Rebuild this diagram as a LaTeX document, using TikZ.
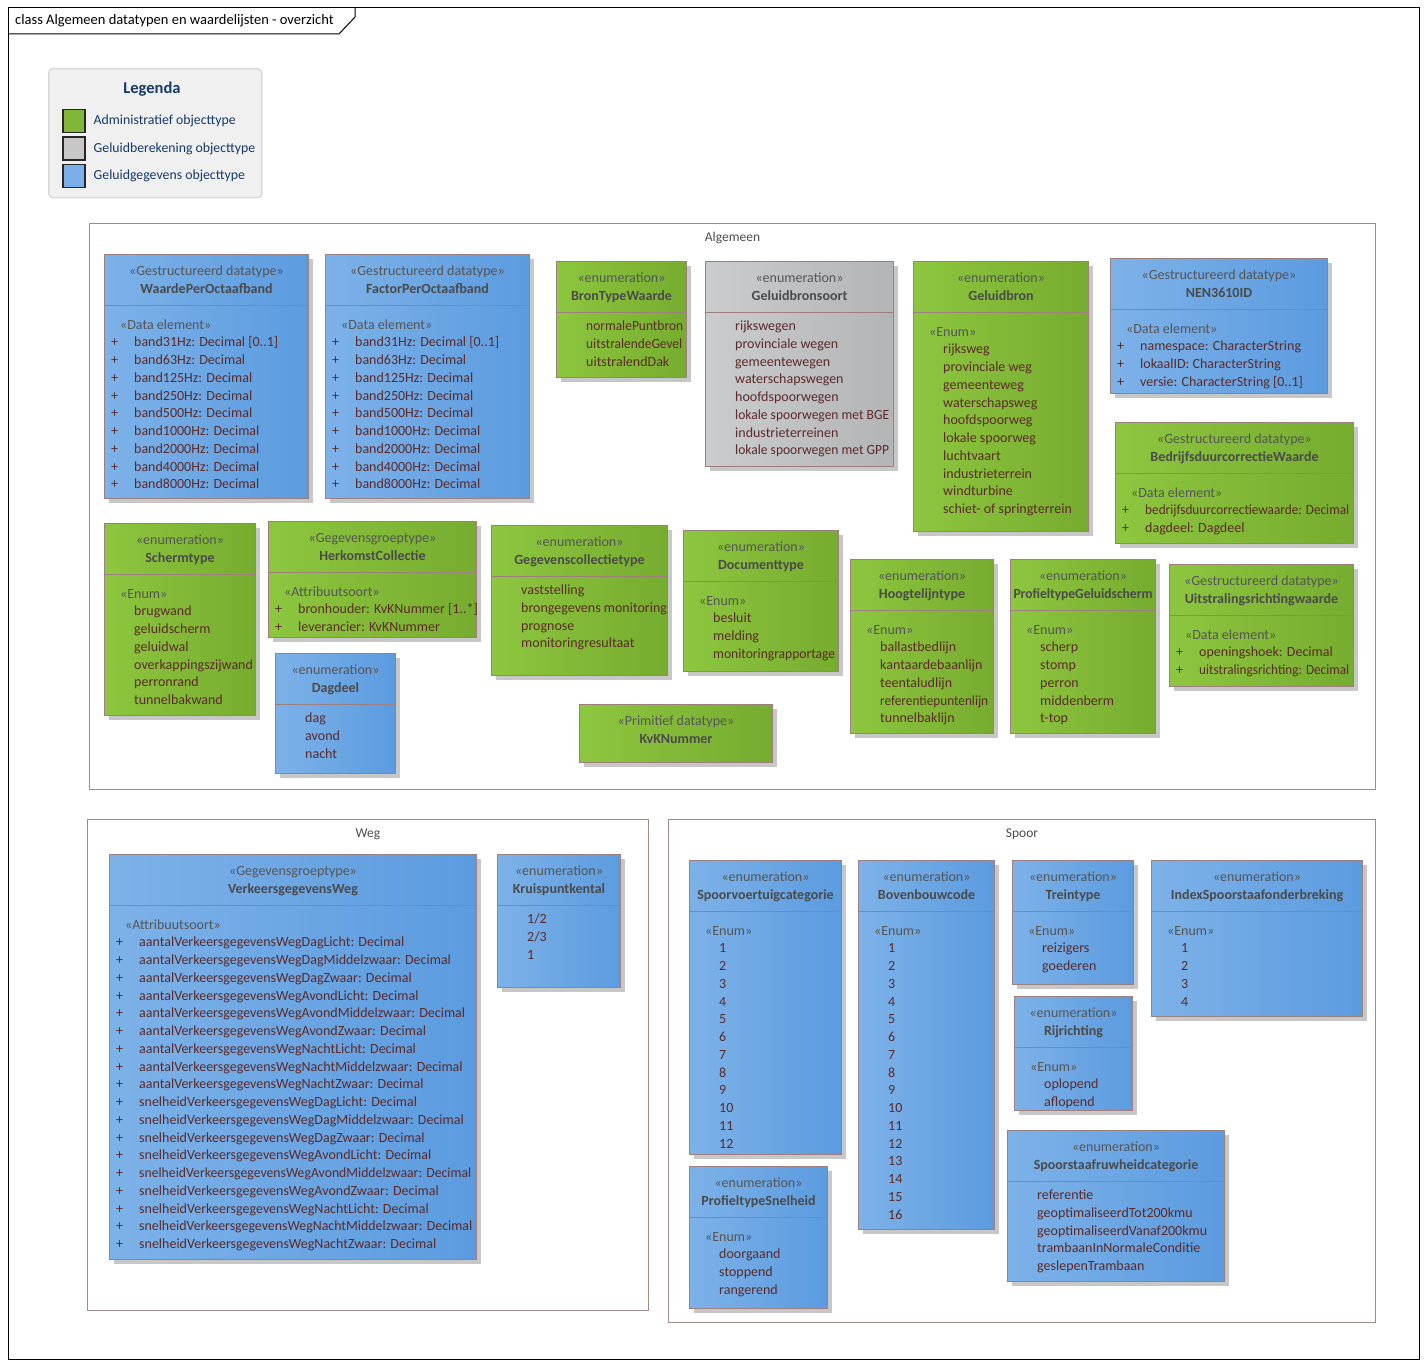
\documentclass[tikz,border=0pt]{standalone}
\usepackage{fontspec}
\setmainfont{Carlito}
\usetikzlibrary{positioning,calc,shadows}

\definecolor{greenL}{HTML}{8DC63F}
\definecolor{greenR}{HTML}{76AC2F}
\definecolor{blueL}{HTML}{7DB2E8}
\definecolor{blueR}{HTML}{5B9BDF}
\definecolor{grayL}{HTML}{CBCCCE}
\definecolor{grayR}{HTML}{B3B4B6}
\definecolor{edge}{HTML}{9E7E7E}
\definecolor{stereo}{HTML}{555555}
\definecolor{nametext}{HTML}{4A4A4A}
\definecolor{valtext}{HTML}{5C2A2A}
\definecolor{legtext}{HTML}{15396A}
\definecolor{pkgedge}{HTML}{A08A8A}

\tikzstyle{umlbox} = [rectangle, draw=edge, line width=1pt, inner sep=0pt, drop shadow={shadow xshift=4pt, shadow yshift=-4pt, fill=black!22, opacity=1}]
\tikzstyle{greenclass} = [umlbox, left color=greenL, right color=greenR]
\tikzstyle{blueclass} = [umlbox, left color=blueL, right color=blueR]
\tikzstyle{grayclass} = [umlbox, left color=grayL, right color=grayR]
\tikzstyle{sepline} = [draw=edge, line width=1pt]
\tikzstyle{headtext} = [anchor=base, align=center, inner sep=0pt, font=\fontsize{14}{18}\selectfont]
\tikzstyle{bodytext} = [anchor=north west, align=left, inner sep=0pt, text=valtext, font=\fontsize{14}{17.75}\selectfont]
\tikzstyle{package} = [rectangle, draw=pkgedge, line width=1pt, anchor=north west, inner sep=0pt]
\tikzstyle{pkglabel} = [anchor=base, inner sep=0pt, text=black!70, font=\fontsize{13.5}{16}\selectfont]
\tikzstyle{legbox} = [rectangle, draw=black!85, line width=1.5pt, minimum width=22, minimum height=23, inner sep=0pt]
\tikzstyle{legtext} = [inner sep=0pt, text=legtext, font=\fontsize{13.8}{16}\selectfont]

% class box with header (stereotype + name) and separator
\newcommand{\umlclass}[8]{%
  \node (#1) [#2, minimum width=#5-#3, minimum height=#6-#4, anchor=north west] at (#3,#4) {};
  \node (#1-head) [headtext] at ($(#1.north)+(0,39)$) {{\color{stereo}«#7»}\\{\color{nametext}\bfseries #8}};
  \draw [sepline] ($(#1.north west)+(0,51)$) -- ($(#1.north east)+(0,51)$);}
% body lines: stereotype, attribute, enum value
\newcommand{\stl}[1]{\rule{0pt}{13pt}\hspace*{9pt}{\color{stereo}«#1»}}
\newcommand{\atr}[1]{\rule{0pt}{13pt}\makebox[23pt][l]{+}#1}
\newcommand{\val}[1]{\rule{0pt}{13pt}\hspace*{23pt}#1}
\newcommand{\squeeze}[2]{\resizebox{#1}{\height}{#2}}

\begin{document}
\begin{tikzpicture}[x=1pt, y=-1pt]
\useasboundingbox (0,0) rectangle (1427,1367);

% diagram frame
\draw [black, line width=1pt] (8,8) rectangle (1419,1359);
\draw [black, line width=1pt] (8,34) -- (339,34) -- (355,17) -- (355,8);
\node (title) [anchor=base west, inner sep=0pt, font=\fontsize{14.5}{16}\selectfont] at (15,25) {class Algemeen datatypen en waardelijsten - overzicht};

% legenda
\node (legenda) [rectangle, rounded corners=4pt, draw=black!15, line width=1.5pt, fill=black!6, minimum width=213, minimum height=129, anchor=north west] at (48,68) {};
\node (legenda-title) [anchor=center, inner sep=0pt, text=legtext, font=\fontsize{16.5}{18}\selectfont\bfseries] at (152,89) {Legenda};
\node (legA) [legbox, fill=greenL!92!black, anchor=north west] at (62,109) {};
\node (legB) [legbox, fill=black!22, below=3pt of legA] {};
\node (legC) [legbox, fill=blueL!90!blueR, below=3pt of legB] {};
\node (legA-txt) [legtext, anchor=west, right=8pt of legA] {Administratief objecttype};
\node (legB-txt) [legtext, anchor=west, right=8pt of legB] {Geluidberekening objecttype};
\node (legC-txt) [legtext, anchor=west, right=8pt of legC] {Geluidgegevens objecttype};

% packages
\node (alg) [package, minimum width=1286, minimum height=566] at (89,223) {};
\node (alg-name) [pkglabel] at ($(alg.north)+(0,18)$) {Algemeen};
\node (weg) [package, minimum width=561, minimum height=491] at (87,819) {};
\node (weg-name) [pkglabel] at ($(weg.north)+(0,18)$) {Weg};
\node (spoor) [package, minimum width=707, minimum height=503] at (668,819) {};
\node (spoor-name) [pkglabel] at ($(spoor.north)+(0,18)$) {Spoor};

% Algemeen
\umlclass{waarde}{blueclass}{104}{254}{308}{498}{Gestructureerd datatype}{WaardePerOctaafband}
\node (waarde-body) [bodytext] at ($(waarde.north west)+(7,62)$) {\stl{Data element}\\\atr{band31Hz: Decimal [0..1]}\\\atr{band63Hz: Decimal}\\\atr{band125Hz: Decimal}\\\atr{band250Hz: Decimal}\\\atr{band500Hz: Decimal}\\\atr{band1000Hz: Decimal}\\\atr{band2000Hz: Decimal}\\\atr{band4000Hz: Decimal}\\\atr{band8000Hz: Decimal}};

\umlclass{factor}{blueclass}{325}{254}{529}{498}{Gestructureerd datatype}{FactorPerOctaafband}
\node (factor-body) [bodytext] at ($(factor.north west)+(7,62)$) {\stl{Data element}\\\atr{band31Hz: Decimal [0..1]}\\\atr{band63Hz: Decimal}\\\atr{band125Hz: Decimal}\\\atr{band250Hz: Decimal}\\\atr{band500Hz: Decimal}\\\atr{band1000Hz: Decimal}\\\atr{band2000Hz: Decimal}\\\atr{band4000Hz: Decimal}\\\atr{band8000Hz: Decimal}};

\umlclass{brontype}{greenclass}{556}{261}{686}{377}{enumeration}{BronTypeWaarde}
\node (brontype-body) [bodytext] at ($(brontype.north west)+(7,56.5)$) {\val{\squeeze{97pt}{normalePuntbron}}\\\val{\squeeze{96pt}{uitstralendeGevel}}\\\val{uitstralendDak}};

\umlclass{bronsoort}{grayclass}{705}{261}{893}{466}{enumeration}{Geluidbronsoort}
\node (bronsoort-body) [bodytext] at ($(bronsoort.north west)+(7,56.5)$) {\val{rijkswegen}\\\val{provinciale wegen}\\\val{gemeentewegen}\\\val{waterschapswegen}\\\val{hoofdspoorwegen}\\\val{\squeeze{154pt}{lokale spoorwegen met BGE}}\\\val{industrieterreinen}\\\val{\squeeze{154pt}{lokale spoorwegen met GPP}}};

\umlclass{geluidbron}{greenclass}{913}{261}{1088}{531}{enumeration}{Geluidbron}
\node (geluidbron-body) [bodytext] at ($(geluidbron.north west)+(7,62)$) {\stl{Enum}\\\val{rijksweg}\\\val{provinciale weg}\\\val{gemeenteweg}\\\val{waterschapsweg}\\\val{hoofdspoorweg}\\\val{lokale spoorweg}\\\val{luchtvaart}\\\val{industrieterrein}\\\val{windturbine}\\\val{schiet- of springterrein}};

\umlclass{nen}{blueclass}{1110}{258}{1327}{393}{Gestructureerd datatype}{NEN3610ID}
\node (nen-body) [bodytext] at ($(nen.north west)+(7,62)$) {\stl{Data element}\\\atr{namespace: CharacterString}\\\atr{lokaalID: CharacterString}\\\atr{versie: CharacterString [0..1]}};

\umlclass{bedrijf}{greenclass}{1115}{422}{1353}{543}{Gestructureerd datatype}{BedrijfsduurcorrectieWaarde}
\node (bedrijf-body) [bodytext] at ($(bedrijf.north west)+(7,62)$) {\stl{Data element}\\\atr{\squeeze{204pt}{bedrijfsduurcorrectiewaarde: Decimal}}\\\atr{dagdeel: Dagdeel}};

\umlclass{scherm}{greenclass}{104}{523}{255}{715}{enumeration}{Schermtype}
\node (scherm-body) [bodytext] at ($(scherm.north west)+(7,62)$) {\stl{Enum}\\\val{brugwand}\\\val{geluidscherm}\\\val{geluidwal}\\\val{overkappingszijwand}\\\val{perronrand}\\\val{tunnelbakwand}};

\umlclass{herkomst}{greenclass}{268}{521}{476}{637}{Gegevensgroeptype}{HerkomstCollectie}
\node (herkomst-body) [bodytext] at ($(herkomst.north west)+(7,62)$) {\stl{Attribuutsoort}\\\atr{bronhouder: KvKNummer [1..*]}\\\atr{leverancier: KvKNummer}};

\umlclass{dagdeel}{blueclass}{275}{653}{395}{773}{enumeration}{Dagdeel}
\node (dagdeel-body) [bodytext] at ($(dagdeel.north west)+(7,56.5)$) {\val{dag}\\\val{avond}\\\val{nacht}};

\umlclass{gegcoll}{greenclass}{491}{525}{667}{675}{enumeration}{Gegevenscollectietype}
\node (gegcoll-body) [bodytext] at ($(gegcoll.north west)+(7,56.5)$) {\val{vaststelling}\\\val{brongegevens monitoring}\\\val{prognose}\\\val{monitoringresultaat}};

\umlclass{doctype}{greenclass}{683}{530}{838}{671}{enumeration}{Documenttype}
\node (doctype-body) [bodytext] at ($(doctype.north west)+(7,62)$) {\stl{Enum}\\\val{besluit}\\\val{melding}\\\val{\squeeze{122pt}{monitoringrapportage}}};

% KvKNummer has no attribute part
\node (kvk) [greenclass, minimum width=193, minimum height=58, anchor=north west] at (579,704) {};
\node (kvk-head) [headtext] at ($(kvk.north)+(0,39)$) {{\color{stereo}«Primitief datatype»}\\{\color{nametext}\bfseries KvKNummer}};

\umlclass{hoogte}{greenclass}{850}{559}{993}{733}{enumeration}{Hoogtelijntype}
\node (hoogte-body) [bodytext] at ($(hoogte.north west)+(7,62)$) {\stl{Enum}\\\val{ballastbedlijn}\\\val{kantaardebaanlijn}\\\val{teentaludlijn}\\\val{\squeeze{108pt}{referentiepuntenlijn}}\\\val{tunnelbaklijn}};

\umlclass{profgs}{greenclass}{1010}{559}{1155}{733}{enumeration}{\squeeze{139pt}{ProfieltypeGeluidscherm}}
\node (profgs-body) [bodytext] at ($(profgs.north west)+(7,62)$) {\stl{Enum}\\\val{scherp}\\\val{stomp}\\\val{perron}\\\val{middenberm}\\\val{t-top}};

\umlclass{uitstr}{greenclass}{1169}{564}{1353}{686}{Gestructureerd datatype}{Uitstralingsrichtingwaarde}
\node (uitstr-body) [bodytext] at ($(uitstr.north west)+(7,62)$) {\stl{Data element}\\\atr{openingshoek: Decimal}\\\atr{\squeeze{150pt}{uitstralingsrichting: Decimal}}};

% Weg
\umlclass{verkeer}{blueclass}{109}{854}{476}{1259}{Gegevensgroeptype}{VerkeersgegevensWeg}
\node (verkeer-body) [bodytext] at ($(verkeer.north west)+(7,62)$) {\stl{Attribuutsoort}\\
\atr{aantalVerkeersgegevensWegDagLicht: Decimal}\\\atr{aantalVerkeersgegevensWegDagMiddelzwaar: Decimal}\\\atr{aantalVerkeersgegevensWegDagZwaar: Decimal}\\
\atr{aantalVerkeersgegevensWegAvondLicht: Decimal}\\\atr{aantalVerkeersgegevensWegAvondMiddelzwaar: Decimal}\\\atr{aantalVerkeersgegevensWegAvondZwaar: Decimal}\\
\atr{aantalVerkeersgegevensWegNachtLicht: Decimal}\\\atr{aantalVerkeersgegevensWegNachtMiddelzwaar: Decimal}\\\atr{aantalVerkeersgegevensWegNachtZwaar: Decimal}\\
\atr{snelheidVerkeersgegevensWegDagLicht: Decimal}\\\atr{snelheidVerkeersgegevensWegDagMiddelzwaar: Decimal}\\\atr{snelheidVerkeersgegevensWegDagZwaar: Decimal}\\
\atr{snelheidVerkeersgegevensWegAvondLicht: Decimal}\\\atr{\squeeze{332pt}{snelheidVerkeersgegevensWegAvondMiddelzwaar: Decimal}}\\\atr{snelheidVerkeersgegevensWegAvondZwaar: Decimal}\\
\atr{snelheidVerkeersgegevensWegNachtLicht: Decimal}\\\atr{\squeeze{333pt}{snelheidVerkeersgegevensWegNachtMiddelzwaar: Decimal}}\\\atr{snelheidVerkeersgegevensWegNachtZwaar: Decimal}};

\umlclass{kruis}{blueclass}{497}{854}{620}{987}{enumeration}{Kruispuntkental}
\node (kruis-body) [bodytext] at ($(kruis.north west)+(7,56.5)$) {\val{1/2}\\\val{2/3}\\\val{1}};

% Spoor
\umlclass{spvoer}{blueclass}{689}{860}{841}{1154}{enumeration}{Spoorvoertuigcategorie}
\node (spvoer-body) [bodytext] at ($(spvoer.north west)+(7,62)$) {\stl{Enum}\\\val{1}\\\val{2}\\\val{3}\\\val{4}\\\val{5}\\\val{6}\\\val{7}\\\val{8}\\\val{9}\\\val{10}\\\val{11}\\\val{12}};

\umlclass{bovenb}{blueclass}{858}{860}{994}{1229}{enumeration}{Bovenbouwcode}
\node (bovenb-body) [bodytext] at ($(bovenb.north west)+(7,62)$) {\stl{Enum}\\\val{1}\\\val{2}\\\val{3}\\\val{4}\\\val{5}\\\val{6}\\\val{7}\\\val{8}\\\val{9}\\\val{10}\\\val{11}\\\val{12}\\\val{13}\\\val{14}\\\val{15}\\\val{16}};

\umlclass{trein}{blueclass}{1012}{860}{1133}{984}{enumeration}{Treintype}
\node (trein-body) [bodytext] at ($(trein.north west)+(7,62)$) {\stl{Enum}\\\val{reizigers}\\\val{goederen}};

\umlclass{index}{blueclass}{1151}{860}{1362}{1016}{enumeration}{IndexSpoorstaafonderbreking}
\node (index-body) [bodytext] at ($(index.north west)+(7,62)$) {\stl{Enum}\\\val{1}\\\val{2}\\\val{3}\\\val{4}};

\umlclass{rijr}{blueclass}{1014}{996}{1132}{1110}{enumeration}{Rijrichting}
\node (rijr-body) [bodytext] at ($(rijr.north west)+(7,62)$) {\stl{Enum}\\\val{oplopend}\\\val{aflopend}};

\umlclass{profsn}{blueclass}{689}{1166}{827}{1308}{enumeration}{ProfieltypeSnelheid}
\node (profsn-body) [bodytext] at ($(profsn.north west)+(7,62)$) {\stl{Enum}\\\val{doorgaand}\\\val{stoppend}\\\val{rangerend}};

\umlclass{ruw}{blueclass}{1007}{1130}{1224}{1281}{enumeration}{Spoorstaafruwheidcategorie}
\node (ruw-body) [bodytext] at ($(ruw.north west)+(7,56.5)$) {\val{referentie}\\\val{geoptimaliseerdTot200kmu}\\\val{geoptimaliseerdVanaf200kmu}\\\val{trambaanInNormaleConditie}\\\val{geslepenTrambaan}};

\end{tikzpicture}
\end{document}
━━━
TO BE DONE :: Select all lines in the listing that include the word "diagram".

TASK SOLUTION ::
Rebuild this diagram as a LaTeX document, using TikZ.
% diagram frame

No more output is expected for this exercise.